**WORK TO DO**
From the first line of the data down to and including the line with "import seaborn as sns", copy everything exactly, leaving out pictures.

**SUPPLIED RECORDS**
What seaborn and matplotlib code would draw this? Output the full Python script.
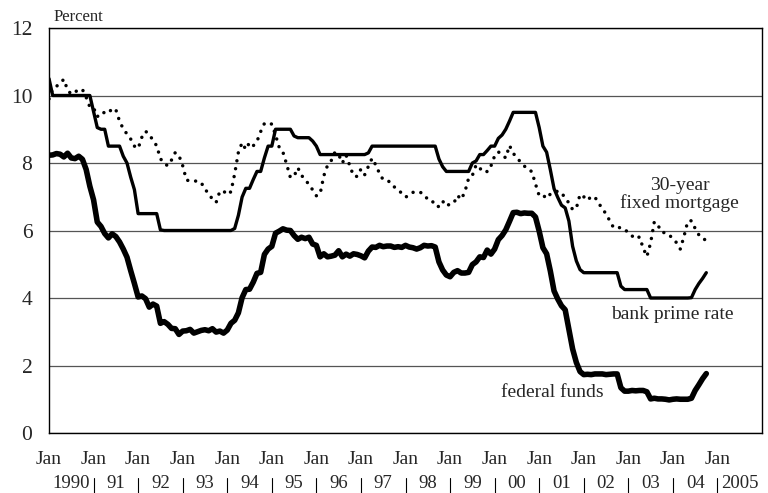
import pandas as pd
import matplotlib
matplotlib.use("Agg")
import matplotlib.pyplot as plt
import matplotlib.transforms as mtransforms
import seaborn as sns

# monthly averages, Jan 1990 - Oct 2004 (percent)
fed_funds = [
    8.23, 8.24, 8.28, 8.26, 8.18, 8.29, 8.15, 8.13, 8.20, 8.11, 7.81, 7.31,
    6.91, 6.25, 6.12, 5.91, 5.78, 5.90, 5.82, 5.66, 5.45, 5.21, 4.81, 4.43,
    4.03, 4.06, 3.98, 3.73, 3.82, 3.76, 3.25, 3.30, 3.22, 3.10, 3.09, 2.92,
    3.02, 3.03, 3.07, 2.96, 3.00, 3.04, 3.06, 3.03, 3.09, 2.99, 3.02, 2.96,
    3.05, 3.25, 3.34, 3.56, 4.01, 4.25, 4.26, 4.47, 4.73, 4.76, 5.29, 5.45,
    5.53, 5.92, 5.98, 6.05, 6.01, 6.00, 5.85, 5.74, 5.80, 5.76, 5.80, 5.60,
    5.56, 5.22, 5.31, 5.22, 5.24, 5.27, 5.40, 5.22, 5.30, 5.24, 5.31, 5.29,
    5.25, 5.19, 5.39, 5.51, 5.50, 5.56, 5.52, 5.54, 5.54, 5.50, 5.52, 5.50,
    5.56, 5.51, 5.49, 5.45, 5.49, 5.56, 5.54, 5.55, 5.51, 5.07, 4.83, 4.68,
    4.63, 4.76, 4.81, 4.74, 4.74, 4.76, 4.99, 5.07, 5.22, 5.20, 5.42, 5.30,
    5.45, 5.73, 5.85, 6.02, 6.27, 6.53, 6.54, 6.50, 6.52, 6.51, 6.51, 6.40,
    5.98, 5.49, 5.31, 4.80, 4.21, 3.97, 3.77, 3.65, 3.07, 2.49, 2.09, 1.82,
    1.73, 1.74, 1.73, 1.75, 1.75, 1.75, 1.73, 1.74, 1.75, 1.75, 1.34, 1.24,
    1.24, 1.26, 1.25, 1.26, 1.26, 1.22, 1.01, 1.03, 1.01, 1.01, 1.00, 0.98,
    1.00, 1.01, 1.00, 1.00, 1.00, 1.03, 1.26, 1.43, 1.61, 1.76,
]

prime_rate = [
    10.50, 10.00, 10.00, 10.00, 10.00, 10.00, 10.00, 10.00, 10.00, 10.00, 10.00, 10.00,
    9.52, 9.05, 9.00, 9.00, 8.50, 8.50, 8.50, 8.50, 8.20, 8.00, 7.58, 7.21,
    6.50, 6.50, 6.50, 6.50, 6.50, 6.50, 6.02, 6.00, 6.00, 6.00, 6.00, 6.00,
    6.00, 6.00, 6.00, 6.00, 6.00, 6.00, 6.00, 6.00, 6.00, 6.00, 6.00, 6.00,
    6.00, 6.00, 6.06, 6.45, 6.99, 7.25, 7.25, 7.51, 7.75, 7.75, 8.15, 8.50,
    8.50, 9.00, 9.00, 9.00, 9.00, 9.00, 8.80, 8.75, 8.75, 8.75, 8.75, 8.65,
    8.50, 8.25, 8.25, 8.25, 8.25, 8.25, 8.25, 8.25, 8.25, 8.25, 8.25, 8.25,
    8.25, 8.25, 8.30, 8.50, 8.50, 8.50, 8.50, 8.50, 8.50, 8.50, 8.50, 8.50,
    8.50, 8.50, 8.50, 8.50, 8.50, 8.50, 8.50, 8.50, 8.50, 8.12, 7.89, 7.75,
    7.75, 7.75, 7.75, 7.75, 7.75, 7.75, 8.00, 8.06, 8.25, 8.25, 8.37, 8.50,
    8.50, 8.73, 8.83, 9.00, 9.24, 9.50, 9.50, 9.50, 9.50, 9.50, 9.50, 9.50,
    9.05, 8.50, 8.32, 7.80, 7.24, 6.98, 6.75, 6.67, 6.28, 5.53, 5.10, 4.84,
    4.75, 4.75, 4.75, 4.75, 4.75, 4.75, 4.75, 4.75, 4.75, 4.75, 4.35, 4.25,
    4.25, 4.25, 4.25, 4.25, 4.25, 4.25, 4.00, 4.00, 4.00, 4.00, 4.00, 4.00,
    4.00, 4.00, 4.00, 4.00, 4.00, 4.01, 4.25, 4.43, 4.58, 4.75,
]

mortgage_30yr = [
    9.90, 10.20, 10.27, 10.37, 10.48, 10.16, 10.04, 10.10, 10.18, 10.18, 9.95, 9.66,
    9.64, 9.37, 9.50, 9.49, 9.47, 9.62, 9.58, 9.24, 9.01, 8.86, 8.71, 8.50,
    8.43, 8.76, 8.94, 8.85, 8.67, 8.51, 8.13, 7.98, 7.92, 8.09, 8.31, 8.22,
    7.92, 7.50, 7.46, 7.46, 7.47, 7.42, 7.21, 7.11, 6.92, 6.83, 7.16, 7.17,
    7.06, 7.15, 7.68, 8.32, 8.60, 8.40, 8.61, 8.51, 8.64, 8.93, 9.17, 9.20,
    9.15, 8.83, 8.46, 8.32, 7.96, 7.57, 7.61, 7.86, 7.64, 7.48, 7.38, 7.20,
    7.03, 7.08, 7.62, 7.93, 8.07, 8.32, 8.25, 8.00, 8.23, 7.92, 7.62, 7.60,
    7.82, 7.65, 7.90, 8.14, 7.94, 7.69, 7.50, 7.48, 7.43, 7.29, 7.21, 7.10,
    6.99, 7.04, 7.13, 7.14, 7.14, 7.00, 6.95, 6.92, 6.72, 6.71, 6.87, 6.72,
    6.79, 6.81, 7.04, 6.92, 7.15, 7.55, 7.63, 7.94, 7.82, 7.85, 7.74, 7.91,
    8.21, 8.33, 8.24, 8.15, 8.52, 8.29, 8.15, 8.03, 7.91, 7.80, 7.75, 7.38,
    7.03, 7.05, 6.95, 7.08, 7.15, 7.16, 7.13, 6.95, 6.82, 6.62, 6.66, 7.07,
    7.00, 6.89, 7.01, 6.99, 6.81, 6.65, 6.49, 6.29, 6.09, 6.11, 6.07, 6.05,
    5.92, 5.84, 5.75, 5.81, 5.48, 5.23, 5.63, 6.26, 6.15, 5.95, 5.93, 5.88,
    5.74, 5.64, 5.45, 5.83, 6.27, 6.29, 6.06, 5.87, 5.75, 5.72,
]

years = list(range(1990, 2006))
year_labels = ["1990", "91", "92", "93", "94", "95", "96", "97", "98", "99",
               "00", "01", "02", "03", "04", "2005"]
y_ticks = [0, 2, 4, 6, 8, 10, 12]

months = pd.date_range("1990-01-01", periods=len(fed_funds), freq="MS")
df = pd.DataFrame({
    "t": months.year + (months.month - 1) / 12.0,
    "fed": fed_funds,
    "prime": prime_rate,
    "mort": mortgage_30yr,
})

sns.set_style("white")
plt.rcParams["font.family"] = ["Liberation Serif", "DejaVu Serif"]

fig = plt.figure(figsize=(7.68, 4.93), dpi=100)
ax = fig.add_axes([0.0638, 0.1217, 0.9284, 0.8215])

sns.lineplot(data=df, x="t", y="mort", ax=ax, color="black", lw=2.5,
             linestyle=(0, (0.01, 2.3)), dash_capstyle="round")
sns.lineplot(data=df, x="t", y="prime", ax=ax, color="black", lw=2.4)
sns.lineplot(data=df, x="t", y="fed", ax=ax, color="black", lw=4.0,
             solid_joinstyle="round")

ax.set_xlim(1990, 2006)
ax.set_ylim(0, 12)
ax.set_xlabel("")
ax.set_ylabel("")
ax.set_yticks(y_ticks)
ax.set_yticklabels([str(v) for v in y_ticks], fontsize=15.5)
ax.set_xticks(years)
ax.set_xticklabels(["Jan"] * len(years), fontsize=14)
ax.tick_params(axis="both", length=0)
ax.tick_params(axis="y", pad=12)
ax.tick_params(axis="x", pad=13)
ax.yaxis.grid(True, color="#555555", lw=0.9)
ax.xaxis.grid(False)
for s in ax.spines.values():
    s.set_visible(True)
    s.set_color("black")
    s.set_linewidth(1.0)

trans = mtransforms.blended_transform_factory(ax.transData, ax.transAxes)
for yr in years[1:]:
    ax.plot([yr, yr], [-0.111, -0.150], transform=trans, color="black",
            lw=0.8, clip_on=False)
for yr, lab in zip(years, year_labels):
    ax.text(yr + 0.5, -0.124, lab, transform=trans, ha="center", va="center",
            fontsize=13.5)

ax.text(0.006, 1.017, "Percent", transform=ax.transAxes, ha="left",
        va="baseline", fontsize=12)
ax.text(2004.15, 7.07, "30-year\nfixed mortgage", ha="center", va="center",
        fontsize=14, linespacing=1.0)
ax.text(2003.98, 3.5, "bank prime rate", ha="center", va="center", fontsize=14)
ax.text(2001.29, 1.21, "federal funds", ha="center", va="center", fontsize=14)

fig.savefig("out.png", dpi=100)
plt.close(fig)
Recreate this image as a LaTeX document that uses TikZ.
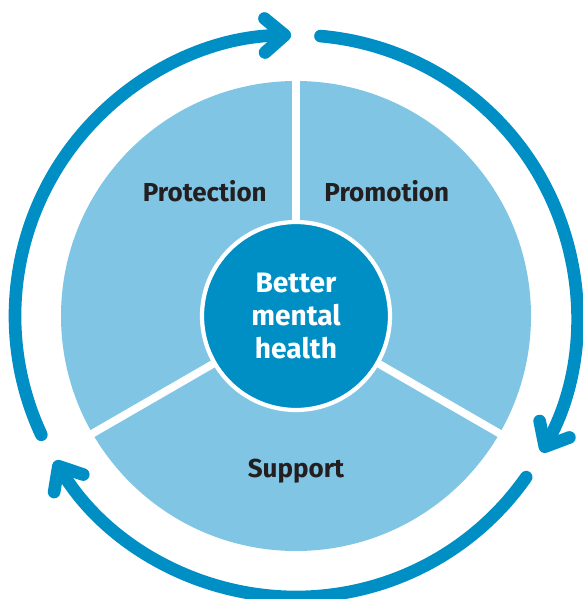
\documentclass[tikz,border=0pt]{standalone}
\usepackage{fontspec}
\setmainfont{Fira Sans}
\usetikzlibrary{arrows.meta}
\definecolor{ringblue}{RGB}{0,143,197}
\definecolor{sectorblue}{RGB}{128,198,228}
\definecolor{labelgray}{RGB}{35,31,32}
\tikzstyle{cyclearrow} = [ringblue,line width=9pt,line cap=round,-{Straight Barb[round,length=0.5cm,width=0.85cm]}]
\tikzstyle{divider} = [white,line width=5.5pt]
\tikzstyle{sectorlabel} = [text=labelgray,font=\bfseries\fontsize{18.5}{22}\selectfont]
\begin{document}
\begin{tikzpicture}
      \useasboundingbox(-7.4,-7.075)rectangle(7.175,7.9);
      \fill[sectorblue](0,0)circle(5.875);
      \foreach \a in {90,210,330}
        \draw[divider](0,0)--(\a:5.95);
      \node[circle,fill=ringblue,draw=white,line width=3pt,minimum size=4.7cm,inner sep=0pt,text=white,align=center,font=\bfseries\fontsize{20}{23.5}\selectfont](core)at(0,0){Better\\mental\\health};
      \node[sectorlabel](protection)at(-2.28,3.12){Protection};
      \node[sectorlabel](promotion)at(2.27,3.12){Promotion};
      \node[sectorlabel](support)at(0,-3.87){Support};
      % cycle around the wheel
      \foreach \s/\e in {205/91,85/-29,-35/-149}
        \draw[cyclearrow](\s:7.025)arc[start angle=\s,end angle=\e,radius=7.025];
    \end{tikzpicture}
\end{document}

**REPLY TO THE EXERCISE**
What seaborn and matplotlib code would draw this? Output the full Python script.
import pandas as pd
import matplotlib
matplotlib.use("Agg")
import matplotlib.pyplot as plt
import matplotlib.transforms as mtransforms
import seaborn as sns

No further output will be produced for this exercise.